§ **TASK BRIEF**
Without the images, write out the whole listing exactly.

§ **DATA LINES**
++++++++++
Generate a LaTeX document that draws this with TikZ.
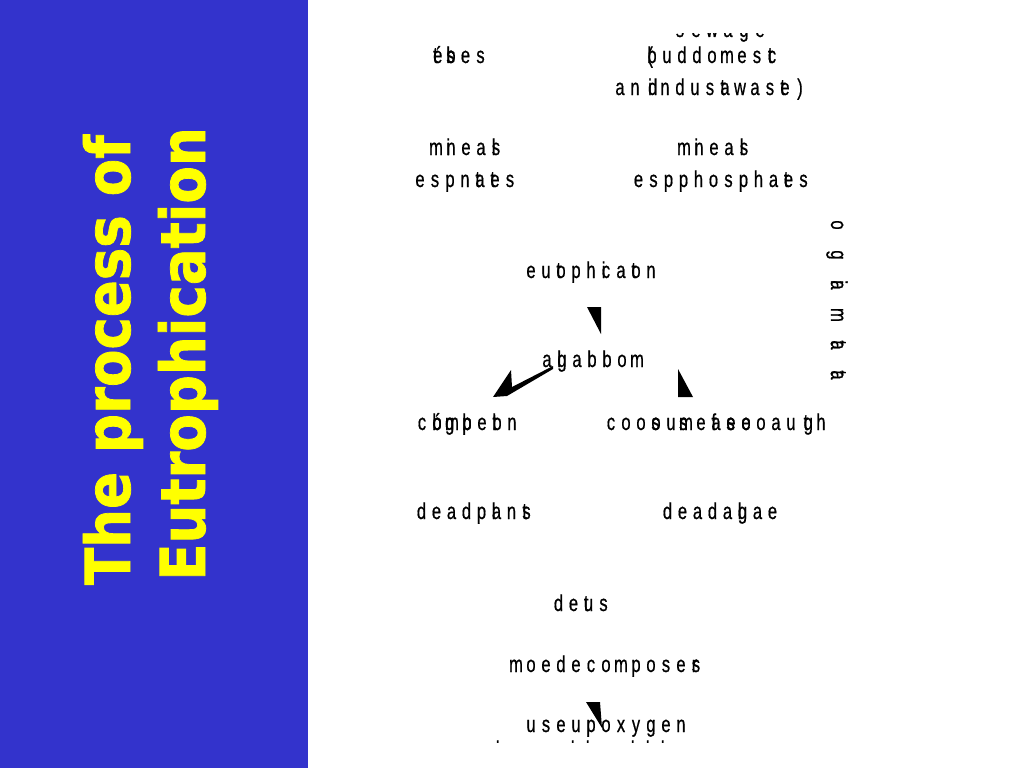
\documentclass[tikz,border=0pt]{standalone}
\usepackage{fontspec}
\setmainfont{Liberation Sans}
\newfontfamily\narrowfont[FakeStretch=0.72,FakeBold=0.6]{Liberation Sans}
\newfontfamily\titlefont[FakeStretch=0.88,FakeBold=1.2]{DejaVu Sans}
\definecolor{panelblue}{RGB}{51,51,204}
\definecolor{titleyellow}{RGB}{255,255,0}
\newlength\rspitch
\def\rsTend{}
\def\rsTendmark{\rsTend}
\def\rsTloop#1{\def\rsTarg{#1}\ifx\rsTarg\rsTendmark\else\makebox[\rspitch]{#1}\expandafter\rsTloop\fi}
\newcommand\spaced[2][15pt]{\setlength\rspitch{#1}\rsTloop#2\rsTend}
\tikzset{
  lbl/.style={inner sep=0pt, anchor=base, font=\narrowfont\fontsize{23}{23}\selectfont},
  titletext/.style={inner sep=0pt, anchor=base, text=titleyellow, font=\titlefont\bfseries\fontsize{62}{62}\selectfont},
  head/.style={fill=black}
}
\begin{document}
\begin{tikzpicture}[x=1pt,y=-1pt]
\useasboundingbox (0,0) rectangle (1024,768);
\fill[panelblue] (0,0) rectangle (308,768);
\node[titletext, rotate=90] (t1) at (130,360) {The process of};
\node[titletext, rotate=90] (t2) at (205,354) {Eutrophication};

\begin{scope}
\clip (600,34) rectangle (840,60);
\node[lbl] (sew) at (720,37) {\spaced[16pt]{s e w a g e}};
\end{scope}

\node[lbl] (fert) at (458,63) {\spaced{{\rlap{é}t} {\rlap{b}s} e s}};
\node[lbl] (dom) at (712,63) {\spaced{{\rlap{(}b} u d d o m e s {\rlap{t}c}}};
\node[lbl] (ind) at (710,95) {\spaced{a n {\rlap{d}i} n d u s {\rlap{t}a} w a s {\rlap{t}e} )}};
\node[lbl] (min1) at (466,155) {\spaced{m {\rlap{i}n} e a {\rlap{l}s}}};
\node[lbl] (nit) at (465,187) {\spaced{e s p n {\rlap{t}a} {\rlap{t}e} s}};
\node[lbl] (min2) at (714,155) {\spaced{m {\rlap{i}n} e a {\rlap{l}s}}};
\node[lbl] (phos) at (721,187) {\spaced{e s p p h o s p h a {\rlap{t}e} s}};
\node[lbl] (eut) at (591,278) {\spaced{e u {\rlap{t}o} p h {\rlap{i}c} a {\rlap{t}o} n}};
\node[lbl] (alg) at (592,367) {\spaced{a {\rlap{l}g} a b b o m}};
\node[lbl] (comp) at (467,430) {\spaced{c {\rlap{ó}b} {\rlap{g}m} {\rlap{p}b} e {\rlap{t}b} n}};
\node[lbl] (cons) at (716,430) {\spaced{c o o {\rlap{s}o} u {\rlap{s}m} e {\rlap{f}a} {\rlap{s}e} {\rlap{e}o} o a u {\rlap{g}t} h}};
\node[lbl, rotate=-90] (org) at (831,300) {\spaced[30pt]{o g {\rlap{i}a} m {\rlap{t}a} {\rlap{t}a}}};
\node[lbl] (dp) at (474,519) {\spaced{d e a d p {\rlap{l}a} n {\rlap{t}s}}};
\node[lbl] (da) at (720,519) {\spaced{d e a d a {\rlap{l}g} a e}};
\node[lbl] (det) at (581,611) {\spaced{d e {\rlap{t}u} s}};
\node[lbl] (dec) at (606,672) {\spaced{m o e d e c o m p o s e {\rlap{r}s}}};
\node[lbl] (oxy) at (606,732) {\spaced{u s e u p o x y g e n}};

\begin{scope}
\clip (460,736) rectangle (720,742.5);
\node[lbl] (nxt) at (577.5,757) {\spaced{d a a a a d d a a d d d}};
\end{scope}

\fill[head] (587,307) -- (601,307) -- (601,334) -- cycle;
\fill[head] (678,369) -- (678,397) -- (693,397) -- cycle;
\fill[head] (586,702) -- (600,702) -- (602,728) -- cycle;
\fill[head] (493,397) -- (511,370) -- (512,387) -- (553,366) -- (553,369) -- (507,396) -- cycle;
\end{tikzpicture}
\end{document}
++++++++++
§ **REPLY TO THE TASK**
Generate a LaTeX document that draws this with TikZ.
\documentclass[tikz,border=0pt]{standalone}
\usepackage{fontspec}
\setmainfont{Liberation Sans}
\newfontfamily\narrowfont[FakeStretch=0.72,FakeBold=0.6]{Liberation Sans}
\newfontfamily\titlefont[FakeStretch=0.88,FakeBold=1.2]{DejaVu Sans}
\definecolor{panelblue}{RGB}{51,51,204}
\definecolor{titleyellow}{RGB}{255,255,0}
\newlength\rspitch
\def\rsTend{}
\def\rsTendmark{\rsTend}
\def\rsTloop#1{\def\rsTarg{#1}\ifx\rsTarg\rsTendmark\else\makebox[\rspitch]{#1}\expandafter\rsTloop\fi}
\newcommand\spaced[2][15pt]{\setlength\rspitch{#1}\rsTloop#2\rsTend}
\tikzset{
  lbl/.style={inner sep=0pt, anchor=base, font=\narrowfont\fontsize{23}{23}\selectfont},
  titletext/.style={inner sep=0pt, anchor=base, text=titleyellow, font=\titlefont\bfseries\fontsize{62}{62}\selectfont},
  head/.style={fill=black}
}
\begin{document}
\begin{tikzpicture}[x=1pt,y=-1pt]
\useasboundingbox (0,0) rectangle (1024,768);
\fill[panelblue] (0,0) rectangle (308,768);
\node[titletext, rotate=90] (t1) at (130,360) {The process of};
\node[titletext, rotate=90] (t2) at (205,354) {Eutrophication};

\begin{scope}
\clip (600,34) rectangle (840,60);
\node[lbl] (sew) at (720,37) {\spaced[16pt]{s e w a g e}};
\end{scope}

\node[lbl] (fert) at (458,63) {\spaced{{\rlap{é}t} {\rlap{b}s} e s}};
\node[lbl] (dom) at (712,63) {\spaced{{\rlap{(}b} u d d o m e s {\rlap{t}c}}};
\node[lbl] (ind) at (710,95) {\spaced{a n {\rlap{d}i} n d u s {\rlap{t}a} w a s {\rlap{t}e} )}};
\node[lbl] (min1) at (466,155) {\spaced{m {\rlap{i}n} e a {\rlap{l}s}}};
\node[lbl] (nit) at (465,187) {\spaced{e s p n {\rlap{t}a} {\rlap{t}e} s}};
\node[lbl] (min2) at (714,155) {\spaced{m {\rlap{i}n} e a {\rlap{l}s}}};
\node[lbl] (phos) at (721,187) {\spaced{e s p p h o s p h a {\rlap{t}e} s}};
\node[lbl] (eut) at (591,278) {\spaced{e u {\rlap{t}o} p h {\rlap{i}c} a {\rlap{t}o} n}};
\node[lbl] (alg) at (592,367) {\spaced{a {\rlap{l}g} a b b o m}};
\node[lbl] (comp) at (467,430) {\spaced{c {\rlap{ó}b} {\rlap{g}m} {\rlap{p}b} e {\rlap{t}b} n}};
\node[lbl] (cons) at (716,430) {\spaced{c o o {\rlap{s}o} u {\rlap{s}m} e {\rlap{f}a} {\rlap{s}e} {\rlap{e}o} o a u {\rlap{g}t} h}};
\node[lbl, rotate=-90] (org) at (831,300) {\spaced[30pt]{o g {\rlap{i}a} m {\rlap{t}a} {\rlap{t}a}}};
\node[lbl] (dp) at (474,519) {\spaced{d e a d p {\rlap{l}a} n {\rlap{t}s}}};
\node[lbl] (da) at (720,519) {\spaced{d e a d a {\rlap{l}g} a e}};
\node[lbl] (det) at (581,611) {\spaced{d e {\rlap{t}u} s}};
\node[lbl] (dec) at (606,672) {\spaced{m o e d e c o m p o s e {\rlap{r}s}}};
\node[lbl] (oxy) at (606,732) {\spaced{u s e u p o x y g e n}};

\begin{scope}
\clip (460,736) rectangle (720,742.5);
\node[lbl] (nxt) at (577.5,757) {\spaced{d a a a a d d a a d d d}};
\end{scope}

\fill[head] (587,307) -- (601,307) -- (601,334) -- cycle;
\fill[head] (678,369) -- (678,397) -- (693,397) -- cycle;
\fill[head] (586,702) -- (600,702) -- (602,728) -- cycle;
\fill[head] (493,397) -- (511,370) -- (512,387) -- (553,366) -- (553,369) -- (507,396) -- cycle;
\end{tikzpicture}
\end{document}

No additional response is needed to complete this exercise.